Task brief –
Skip the pictures, please, and write out exactly the lines from the opening of the data through the line containing "import seaborn as sns".

Given data –

──────────

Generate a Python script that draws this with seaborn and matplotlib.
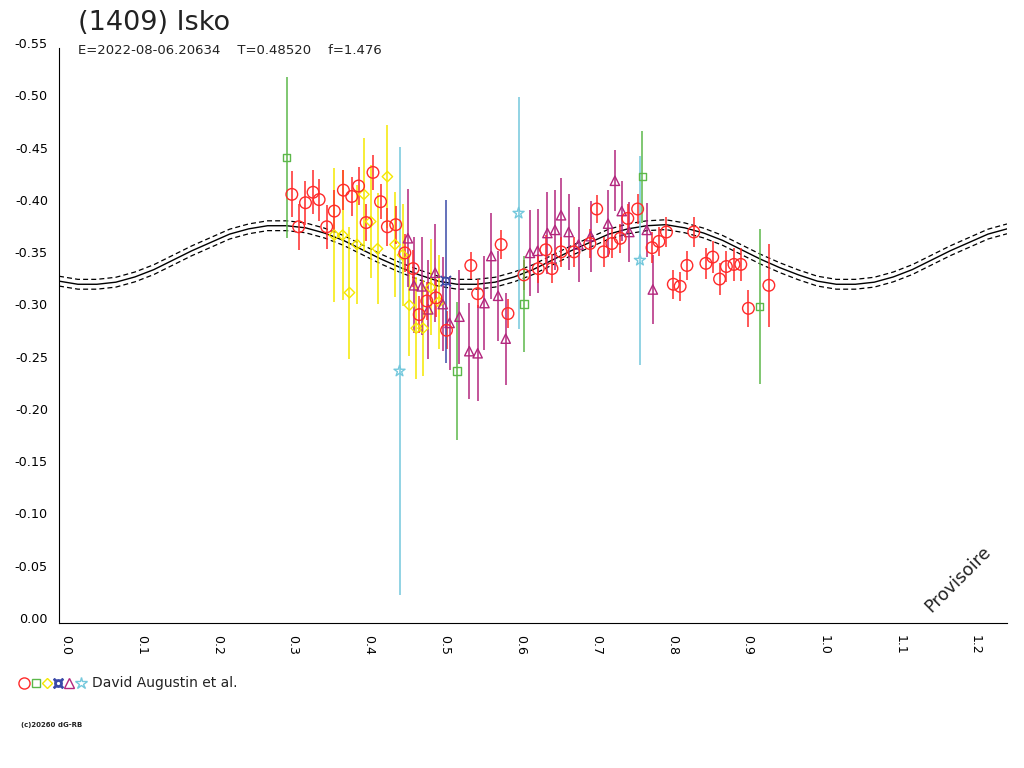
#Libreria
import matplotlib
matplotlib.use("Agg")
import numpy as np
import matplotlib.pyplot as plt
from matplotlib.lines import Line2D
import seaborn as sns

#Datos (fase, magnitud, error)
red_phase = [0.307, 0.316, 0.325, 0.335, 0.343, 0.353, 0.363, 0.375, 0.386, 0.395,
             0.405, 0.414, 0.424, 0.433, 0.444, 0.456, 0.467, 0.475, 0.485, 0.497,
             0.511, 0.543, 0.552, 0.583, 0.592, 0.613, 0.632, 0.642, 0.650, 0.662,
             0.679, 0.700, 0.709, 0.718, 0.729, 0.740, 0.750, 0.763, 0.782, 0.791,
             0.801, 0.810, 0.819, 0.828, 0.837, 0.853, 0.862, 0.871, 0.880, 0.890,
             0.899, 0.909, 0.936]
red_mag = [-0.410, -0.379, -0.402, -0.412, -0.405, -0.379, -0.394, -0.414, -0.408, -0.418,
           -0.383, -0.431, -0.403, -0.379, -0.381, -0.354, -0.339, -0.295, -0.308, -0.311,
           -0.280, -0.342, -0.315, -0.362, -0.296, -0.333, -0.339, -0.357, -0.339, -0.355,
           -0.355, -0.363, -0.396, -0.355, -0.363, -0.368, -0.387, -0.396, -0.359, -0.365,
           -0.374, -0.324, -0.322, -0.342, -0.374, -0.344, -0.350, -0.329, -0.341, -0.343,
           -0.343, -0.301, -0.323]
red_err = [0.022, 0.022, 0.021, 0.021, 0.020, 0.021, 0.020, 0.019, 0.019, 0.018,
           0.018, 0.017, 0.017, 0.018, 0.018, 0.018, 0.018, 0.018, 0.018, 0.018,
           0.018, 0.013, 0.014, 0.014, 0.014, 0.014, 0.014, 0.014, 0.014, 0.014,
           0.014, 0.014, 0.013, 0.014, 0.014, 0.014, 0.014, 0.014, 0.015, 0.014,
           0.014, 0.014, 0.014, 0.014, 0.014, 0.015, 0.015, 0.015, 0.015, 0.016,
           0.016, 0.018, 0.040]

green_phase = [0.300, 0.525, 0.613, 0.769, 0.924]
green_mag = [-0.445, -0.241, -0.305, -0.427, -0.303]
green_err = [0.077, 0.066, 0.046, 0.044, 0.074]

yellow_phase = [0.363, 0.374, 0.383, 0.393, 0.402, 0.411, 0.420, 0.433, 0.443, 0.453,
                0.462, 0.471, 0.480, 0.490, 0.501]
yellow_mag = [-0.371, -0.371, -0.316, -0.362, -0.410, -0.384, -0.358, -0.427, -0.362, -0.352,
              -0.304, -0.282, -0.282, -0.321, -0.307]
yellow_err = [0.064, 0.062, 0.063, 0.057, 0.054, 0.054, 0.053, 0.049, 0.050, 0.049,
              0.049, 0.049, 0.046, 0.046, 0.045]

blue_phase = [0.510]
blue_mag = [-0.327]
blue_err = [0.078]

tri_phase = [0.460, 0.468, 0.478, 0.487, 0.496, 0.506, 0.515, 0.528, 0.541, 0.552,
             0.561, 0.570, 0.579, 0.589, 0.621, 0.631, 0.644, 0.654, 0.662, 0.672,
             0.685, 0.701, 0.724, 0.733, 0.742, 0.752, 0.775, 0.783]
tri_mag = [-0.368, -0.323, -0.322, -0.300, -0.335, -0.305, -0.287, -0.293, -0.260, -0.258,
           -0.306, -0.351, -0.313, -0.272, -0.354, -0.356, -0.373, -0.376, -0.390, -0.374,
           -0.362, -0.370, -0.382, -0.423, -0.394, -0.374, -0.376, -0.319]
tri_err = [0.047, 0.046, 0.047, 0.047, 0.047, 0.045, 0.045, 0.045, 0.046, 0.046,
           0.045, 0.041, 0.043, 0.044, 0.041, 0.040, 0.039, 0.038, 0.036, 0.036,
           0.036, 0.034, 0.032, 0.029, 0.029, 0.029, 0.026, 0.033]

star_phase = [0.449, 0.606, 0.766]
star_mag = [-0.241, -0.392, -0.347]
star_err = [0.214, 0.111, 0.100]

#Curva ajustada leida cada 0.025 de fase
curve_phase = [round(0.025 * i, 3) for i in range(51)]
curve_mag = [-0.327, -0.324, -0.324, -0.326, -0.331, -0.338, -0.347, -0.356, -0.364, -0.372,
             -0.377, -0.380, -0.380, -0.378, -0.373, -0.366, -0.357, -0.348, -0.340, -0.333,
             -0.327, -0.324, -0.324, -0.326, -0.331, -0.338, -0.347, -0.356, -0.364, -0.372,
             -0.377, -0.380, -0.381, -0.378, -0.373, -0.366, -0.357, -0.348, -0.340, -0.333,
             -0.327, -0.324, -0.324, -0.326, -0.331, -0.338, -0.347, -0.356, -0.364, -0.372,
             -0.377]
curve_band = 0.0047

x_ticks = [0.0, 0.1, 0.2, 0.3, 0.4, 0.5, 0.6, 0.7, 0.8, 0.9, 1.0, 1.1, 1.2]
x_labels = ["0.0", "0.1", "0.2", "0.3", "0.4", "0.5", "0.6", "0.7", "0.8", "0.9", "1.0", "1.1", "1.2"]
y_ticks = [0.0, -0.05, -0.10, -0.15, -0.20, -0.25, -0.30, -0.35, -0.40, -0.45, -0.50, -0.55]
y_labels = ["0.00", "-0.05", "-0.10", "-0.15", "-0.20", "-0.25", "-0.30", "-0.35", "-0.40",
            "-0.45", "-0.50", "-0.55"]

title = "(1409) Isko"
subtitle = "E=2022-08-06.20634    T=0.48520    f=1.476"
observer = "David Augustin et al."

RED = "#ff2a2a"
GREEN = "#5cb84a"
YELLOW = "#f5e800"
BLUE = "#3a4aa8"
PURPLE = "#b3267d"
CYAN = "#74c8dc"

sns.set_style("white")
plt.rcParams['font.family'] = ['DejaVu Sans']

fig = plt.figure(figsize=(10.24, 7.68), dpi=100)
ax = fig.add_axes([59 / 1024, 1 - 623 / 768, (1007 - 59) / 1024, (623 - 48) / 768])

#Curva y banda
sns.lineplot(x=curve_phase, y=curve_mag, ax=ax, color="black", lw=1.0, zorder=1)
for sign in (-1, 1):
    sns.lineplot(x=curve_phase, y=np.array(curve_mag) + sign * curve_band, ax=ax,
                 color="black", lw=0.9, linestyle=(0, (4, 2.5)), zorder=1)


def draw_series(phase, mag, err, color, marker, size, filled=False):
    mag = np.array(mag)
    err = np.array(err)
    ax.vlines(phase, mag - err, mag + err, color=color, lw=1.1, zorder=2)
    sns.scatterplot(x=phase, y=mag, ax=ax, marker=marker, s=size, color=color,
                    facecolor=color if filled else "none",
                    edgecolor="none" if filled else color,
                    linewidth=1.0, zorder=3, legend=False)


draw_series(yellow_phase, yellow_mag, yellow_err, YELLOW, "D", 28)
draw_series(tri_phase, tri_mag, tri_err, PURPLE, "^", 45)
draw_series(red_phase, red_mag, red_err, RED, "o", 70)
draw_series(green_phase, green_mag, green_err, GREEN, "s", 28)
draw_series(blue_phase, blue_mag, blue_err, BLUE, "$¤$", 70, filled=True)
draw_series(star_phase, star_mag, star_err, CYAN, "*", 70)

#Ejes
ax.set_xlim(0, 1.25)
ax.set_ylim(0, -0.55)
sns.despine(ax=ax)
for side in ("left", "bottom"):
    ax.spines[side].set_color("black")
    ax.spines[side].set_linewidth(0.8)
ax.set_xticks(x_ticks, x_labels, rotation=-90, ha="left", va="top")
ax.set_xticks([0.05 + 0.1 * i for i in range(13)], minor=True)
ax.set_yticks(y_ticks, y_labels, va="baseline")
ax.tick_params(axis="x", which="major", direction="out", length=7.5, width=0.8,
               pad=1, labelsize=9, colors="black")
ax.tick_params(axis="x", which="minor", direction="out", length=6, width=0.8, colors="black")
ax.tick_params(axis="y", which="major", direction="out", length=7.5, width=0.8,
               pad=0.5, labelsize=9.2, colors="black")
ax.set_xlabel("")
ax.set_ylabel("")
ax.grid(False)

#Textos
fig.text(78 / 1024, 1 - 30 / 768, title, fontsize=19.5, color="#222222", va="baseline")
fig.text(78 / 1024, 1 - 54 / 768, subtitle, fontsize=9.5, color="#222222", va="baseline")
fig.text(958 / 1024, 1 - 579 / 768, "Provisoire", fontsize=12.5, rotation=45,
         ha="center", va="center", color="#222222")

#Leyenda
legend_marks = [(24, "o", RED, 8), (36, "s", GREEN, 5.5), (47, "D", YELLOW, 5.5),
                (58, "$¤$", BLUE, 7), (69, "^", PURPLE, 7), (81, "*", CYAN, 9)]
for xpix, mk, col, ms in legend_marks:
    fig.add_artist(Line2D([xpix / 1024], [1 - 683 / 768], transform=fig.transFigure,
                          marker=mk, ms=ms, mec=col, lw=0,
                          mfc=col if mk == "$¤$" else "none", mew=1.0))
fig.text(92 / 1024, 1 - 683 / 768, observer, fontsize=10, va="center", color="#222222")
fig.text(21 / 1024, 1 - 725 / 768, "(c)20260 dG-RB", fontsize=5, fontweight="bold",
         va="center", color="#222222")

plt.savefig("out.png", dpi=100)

──────────

Answer –
Generate a Python script that draws this with seaborn and matplotlib.
#Libreria
import matplotlib
matplotlib.use("Agg")
import numpy as np
import matplotlib.pyplot as plt
from matplotlib.lines import Line2D
import seaborn as sns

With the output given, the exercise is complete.